RAMADI, Iraq --
RAMADI, Iraq – Provincial officials and Coalition force leaders gathered at the Anbar Agricultural College in Ramadi to celebrate the grand reopening of the education facility August 31.
The college, part of Al Anbar University (AAU), is made up of 18 buildings and can facilitate over 10,000 students.
The reopening of the college was just another sign of the city’s growth and redevelopment, according to Dr. Tariq Mohammed, the dean of the college.
The region, known as the “Breadbasket of Iraq” because of its heavy wheat production, has come long a long way from a couple of years ago, he said.
“Less than two years ago, this area was just rubbish,” said Saad Salman, one of the contractors for the project. “The buildings were nearly destroyed and the streets were torn apart. But now, this place is beautiful.”
The college was vacated due to insurgent attacks in June 2004 until Coalition forces secured the area and used it as a combat outpost two years later.
In 2007, Coalition forces completely demilitarized the campus and turned it over to the province, and in February funding was approved to renovate it back to its original condition.
The 4.7 million dollar project, funded by Coalition forces, was considered to be one of the largest renovations in terms of size and a vital project because of the region’s dependence on agricultural production.
“Whenever I asked random local civilians what projects they thought would have the biggest impact on Ramadi, almost every response was the Agriculture College,” said 1st Lt. Adam Taylor, a 27-year-old from Atlanta, Ga. and the project’s manager with Team 1, Civil Affairs Detachment 2 attached to 1st Battalion, 9th Marine Regiment, Regimental Combat Team 1.

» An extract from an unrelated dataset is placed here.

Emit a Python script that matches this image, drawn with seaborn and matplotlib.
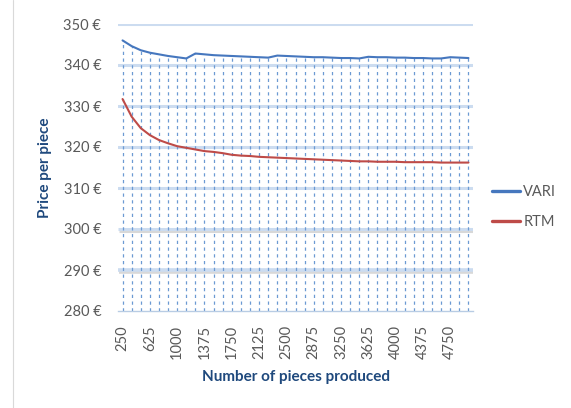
import matplotlib
matplotlib.use("Agg")
import matplotlib.pyplot as plt
import matplotlib.patheffects as pe
from matplotlib.lines import Line2D
import pandas as pd
import seaborn as sns

# Production quantities (categories) and price per piece for each process
pieces = [250, 375, 500, 625, 750, 875, 1000, 1125, 1250, 1375, 1500, 1625, 1750,
          1875, 2000, 2125, 2250, 2375, 2500, 2625, 2750, 2875, 3000, 3125, 3250,
          3375, 3500, 3625, 3750, 3875, 4000, 4125, 4250, 4375, 4500, 4625, 4750,
          4875, 5000]
vari = [346.0, 344.6, 343.6, 343.0, 342.6, 342.2, 341.9, 341.6, 342.8, 342.6,
        342.4, 342.3, 342.2, 342.1, 342.0, 341.9, 341.8, 342.3, 342.2, 342.1,
        342.0, 341.9, 341.9, 341.8, 341.7, 341.7, 341.6, 342.0, 341.9, 341.9,
        341.8, 341.8, 341.7, 341.7, 341.6, 341.6, 341.9, 341.8, 341.7]
rtm = [331.7, 327.4, 324.6, 322.9, 321.7, 320.9, 320.2, 319.8, 319.4, 319.0,
       318.8, 318.5, 318.1, 317.9, 317.8, 317.6, 317.5, 317.4, 317.3, 317.2,
       317.1, 317.0, 316.9, 316.8, 316.7, 316.6, 316.5, 316.5, 316.4, 316.4,
       316.4, 316.3, 316.3, 316.3, 316.3, 316.2, 316.2, 316.2, 316.2]
series_names = ["VARI", "RTM"]
y_ticks = [280, 290, 300, 310, 320, 330, 340, 350]
x_tick_labels = [250, 625, 1000, 1375, 1750, 2125, 2500, 2875, 3250, 3625,
                 4000, 4375, 4750]

colors = {"VARI": "#4677BE", "RTM": "#BE4B48"}
text_gray = "#595959"
title_blue = "#1F497D"

sns.set_theme(style="white")
plt.rcParams["font.family"] = ["Lato", "DejaVu Sans"]

df = pd.DataFrame({
    "pieces": pieces * 2,
    "price": vari + rtm,
    "process": [series_names[0]] * len(vari) + [series_names[1]] * len(rtm),
})

W, H = 571, 408
fig = plt.figure(figsize=(W / 100, H / 100), dpi=100)
fig.patch.set_facecolor("white")
left, right, top, bottom = 118, 473, 24, 311
ax = fig.add_axes([left / W, 1 - bottom / H, (right - left) / W, (bottom - top) / H])

# horizontal gridlines
for v in y_ticks[1:]:
    ax.axhline(v, color="#CCDCF0", lw=2.2, zorder=1)

# drop lines from the upper series down to the category axis
ax.vlines(pieces, y_ticks[0], vari, colors="#6C9AD3", linestyles=(0, (2.6, 2.8)),
          lw=0.9, zorder=2)

shadow = [pe.SimpleLineShadow(offset=(0.8, -1.2), shadow_color="#7f7f7f", alpha=0.3),
          pe.Normal()]
sns.lineplot(data=df, x="pieces", y="price", hue="process", palette=colors,
             hue_order=series_names, ax=ax, legend=False, zorder=3)
for line, lw in zip(ax.lines, [2.6, 2.2]):
    line.set_linewidth(lw)
    line.set_path_effects(shadow)
    line.set_solid_capstyle("butt")
    line.set_solid_joinstyle("round")

ax.set_xlim(pieces[0] - 62.5, pieces[-1] + 62.5)
ax.set_ylim(y_ticks[0], y_ticks[-1])
ax.set_yticks(y_ticks)
ax.set_yticklabels([f"{v} €" for v in y_ticks], color=text_gray, fontsize=10.5)
ax.set_xticks(x_tick_labels)
ax.set_xticklabels([str(v) for v in x_tick_labels], rotation=90, color=text_gray,
                   fontsize=10.5)
ax.tick_params(axis="y", length=0, pad=12)
ax.tick_params(axis="x", length=0, pad=10)

for side in ["top", "right", "left"]:
    ax.spines[side].set_visible(False)
ax.spines["bottom"].set_color("#B8CCE4")
ax.spines["bottom"].set_linewidth(1.0)
ax.set_facecolor("white")

ax.set_xlabel("Number of pieces produced", fontsize=11, fontweight="bold",
              color=title_blue, labelpad=8)
ax.set_ylabel("Price per piece", fontsize=11, fontweight="bold",
              color=title_blue, labelpad=8)

handles = [Line2D([], [], color=colors[n], lw=2.4) for n in series_names]
leg = ax.legend(handles, series_names, loc="center left",
                bbox_to_anchor=(492 / W, 1 - 207 / H), bbox_transform=fig.transFigure,
                frameon=False, fontsize=10.5, handlelength=1.9, handletextpad=0.25,
                labelspacing=1.1, borderpad=0, borderaxespad=0)
for t in leg.get_texts():
    t.set_color(text_gray)

# chart area border
fig.add_artist(Line2D([13 / W, 13 / W], [0, 1], color="#D9D9D9", lw=0.8))

fig.savefig("out.png", dpi=100)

The Marines with Team 1 put in a lot of work to ensure the project was completed, spending several hours with workers during each visit.
“Coalition forces played a significant role in the reopening of the college,” Taylor said. “My team spent countless hours coordinating with the project’s nine contractors, the dean of the college, and the governor’s advisor to guarantee the project and the grand opening went off without a hitch.”
The greatly anticipated reopening was mostly accredited to a significant decrease in attacks, improved security and increased professionalism amongst the Iraqi Police in the region.
The growth of the Iraqi Police force allowed the Marines from 1st Battalion, 9th Marines, to serve in an overwatch position for the reopening ceremony. The Iraqi Police primarily conducted searches and security.
“This city was plagued with violence and intimidation … it was inconceivable to even think about rebuilding,” Mohammed said, “The Iraqi Police, with the assistance of Coalition forces, have really turned this city around—life is getting back to normal.”
The college will offer students numerous course options such as food industry, plant production, soil and water resources, agricultural machinery, and fruit production.
“With the wide variety of courses the school will provide, the students can actually focus on getting their degrees and establishing a future in a safe environment,” Taylor said.
During the intense fighting that overwhelmed the region for much of the last five years, most of the city’s educational facilities were destroyed or abandoned. But now that the city is much safer, the return of educational facilities in the region has been paramount in the Coalition forces’ plan to return al Anbar to normalcy.